Corn salad is a small, weedy-looking vegetable that grows in a basal rosette of round to spoon-shaped leaves up to 6 in (15.2 cm) long. The whole rosette is never more than 1 ft (0.3 m) across. The leaves are tender, smooth, and slightly succulent. With the onset of warm weather, corn salad sends up a branched stalk about 1 ft (0.3 m) tall with smaller stem leaves and topped with rounded clusters of tiny silver-blue flowers.
The cultivar, 'Grosse Graine', is a larger plant with larger seeds; 'Coguille de Louviers' has spoon-shaped leaves and an excellent flavor; 'Verte de Cambrai', the most common cultivar in France and Germany, is very cold tolerant but takes longer to reach full size; 'Verte d' Etampes' has savoyed leaves; 'Broad Leaved' is more heat tolerant and the most common variety in the US.
Wild corn salad is native to Europe, northern Africa and western Asia. It is a common weed in waste places and cultivated ground (especially corn fields!) in much of Europe and Asia. In North America, corn salad has escaped cultivation and become naturalized from Maine, south to Virginia and Arkansas. On the European continent, improved cultivars are widely grown as cool season salad plants. A similar, slightly larger species that is more heat tolerant and has a slightly bitter flavor, V. eriocarpa, is cultivated in Italy.
Corn salad is a cool weather crop. In northern Florida, we plant corn salad in November and harvest individual leaves as we need them from December through March. The biggest problem with this little nondescript plant is the tendency to lose it amongst invading weeds. When the flower stalks start developing, harvest all you can as the plants will soon deteriorate.

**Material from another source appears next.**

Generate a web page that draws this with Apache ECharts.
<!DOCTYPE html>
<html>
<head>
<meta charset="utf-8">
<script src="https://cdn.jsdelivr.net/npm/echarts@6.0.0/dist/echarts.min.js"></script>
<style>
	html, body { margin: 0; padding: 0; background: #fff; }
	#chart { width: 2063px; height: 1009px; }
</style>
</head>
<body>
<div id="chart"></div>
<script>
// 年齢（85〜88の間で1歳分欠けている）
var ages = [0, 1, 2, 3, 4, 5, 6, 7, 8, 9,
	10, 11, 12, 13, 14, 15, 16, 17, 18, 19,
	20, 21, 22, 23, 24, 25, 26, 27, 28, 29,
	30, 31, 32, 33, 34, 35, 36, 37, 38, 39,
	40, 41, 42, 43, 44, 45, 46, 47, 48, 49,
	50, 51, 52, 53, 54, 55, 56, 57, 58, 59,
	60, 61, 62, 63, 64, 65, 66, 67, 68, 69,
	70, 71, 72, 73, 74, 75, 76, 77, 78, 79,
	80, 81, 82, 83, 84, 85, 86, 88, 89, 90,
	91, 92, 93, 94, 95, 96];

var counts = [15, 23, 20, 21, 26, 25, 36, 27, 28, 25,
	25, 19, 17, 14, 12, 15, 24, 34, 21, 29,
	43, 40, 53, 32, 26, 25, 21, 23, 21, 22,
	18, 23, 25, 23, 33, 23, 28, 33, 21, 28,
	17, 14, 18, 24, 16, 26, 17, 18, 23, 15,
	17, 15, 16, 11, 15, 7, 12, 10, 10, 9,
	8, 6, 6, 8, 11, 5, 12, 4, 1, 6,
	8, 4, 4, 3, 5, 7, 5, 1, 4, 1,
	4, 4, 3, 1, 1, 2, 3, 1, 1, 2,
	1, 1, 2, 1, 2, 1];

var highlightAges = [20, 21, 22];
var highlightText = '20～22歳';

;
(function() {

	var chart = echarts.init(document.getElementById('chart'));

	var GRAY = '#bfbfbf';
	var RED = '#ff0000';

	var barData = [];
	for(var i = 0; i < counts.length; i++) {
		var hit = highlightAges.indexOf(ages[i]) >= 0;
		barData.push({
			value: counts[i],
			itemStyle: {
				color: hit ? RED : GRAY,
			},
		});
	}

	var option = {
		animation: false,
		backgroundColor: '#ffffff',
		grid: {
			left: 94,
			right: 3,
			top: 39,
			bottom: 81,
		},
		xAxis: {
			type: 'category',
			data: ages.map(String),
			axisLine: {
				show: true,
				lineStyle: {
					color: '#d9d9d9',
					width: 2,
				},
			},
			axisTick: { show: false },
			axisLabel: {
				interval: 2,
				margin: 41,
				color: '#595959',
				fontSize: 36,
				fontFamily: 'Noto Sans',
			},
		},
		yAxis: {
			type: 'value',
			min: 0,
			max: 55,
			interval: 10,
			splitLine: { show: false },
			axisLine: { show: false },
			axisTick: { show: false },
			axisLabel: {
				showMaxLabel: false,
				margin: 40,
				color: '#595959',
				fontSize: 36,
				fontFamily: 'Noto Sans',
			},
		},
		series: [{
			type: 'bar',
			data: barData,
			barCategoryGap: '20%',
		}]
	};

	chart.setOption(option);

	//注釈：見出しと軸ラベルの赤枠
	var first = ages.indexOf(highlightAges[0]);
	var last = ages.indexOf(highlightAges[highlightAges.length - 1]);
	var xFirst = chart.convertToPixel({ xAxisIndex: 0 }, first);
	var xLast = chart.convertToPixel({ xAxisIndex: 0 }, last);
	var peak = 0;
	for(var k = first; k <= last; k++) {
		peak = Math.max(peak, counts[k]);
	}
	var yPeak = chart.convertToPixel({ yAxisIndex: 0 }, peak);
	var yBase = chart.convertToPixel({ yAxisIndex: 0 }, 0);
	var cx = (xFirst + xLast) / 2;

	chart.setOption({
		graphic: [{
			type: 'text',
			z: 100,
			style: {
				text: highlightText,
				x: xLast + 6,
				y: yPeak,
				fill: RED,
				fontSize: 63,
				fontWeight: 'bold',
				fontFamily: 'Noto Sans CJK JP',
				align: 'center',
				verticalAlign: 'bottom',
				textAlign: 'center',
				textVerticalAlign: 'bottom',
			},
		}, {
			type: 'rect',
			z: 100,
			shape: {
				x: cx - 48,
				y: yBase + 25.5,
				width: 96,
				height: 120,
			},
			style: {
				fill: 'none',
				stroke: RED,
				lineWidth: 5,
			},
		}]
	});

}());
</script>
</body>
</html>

Light: Full sun or partial shade. Moisture: Water when soil becomes dry. Hardiness: Corn salad is a cool season annual that quickly runs to seed when air temperatures go above 80ºF (26.7ºC). Corn salad can tolerate frost and freezing temperatures and can be overwintered to USDA zone 5. Mulch with straw so you can find the plants under the snow! Propagation: Corn salad is grown from seed, sown directly in the garden, 2-4 weeks before the last frost in spring, or about the time of the first frost in fall. Seeds germinate poorly if at all in warm weather.
This row of corn salad in Steve's winter vegetable garden (Zone 8) is ready for the kitchen.
Corn salad has a delicate, sweet, nutlike flavor and a juicy texture that seems to melt in the mouth. In tossed salads, corn salad complements stronger flavored greens like endive, chicory, cress, arugula and some of the more bitter lettuces. The tender leaves are delicious with crisp salad veggies like bell peppers, carrots and radishes. The cup-shaped leaves of many of the cultivars catch the salad dressing. Corn salad is a popular tossed salad ingredient in Europe, and becoming popular in trendy North American big city restaurants. Use corn salad in potato salads and omelets, too.
Corn salad is one of the highlights of the winter vegetable garden. Although it is a pest in many places, corn salad is coveted by fine chefs, and brings a premium when you can find it at the super market.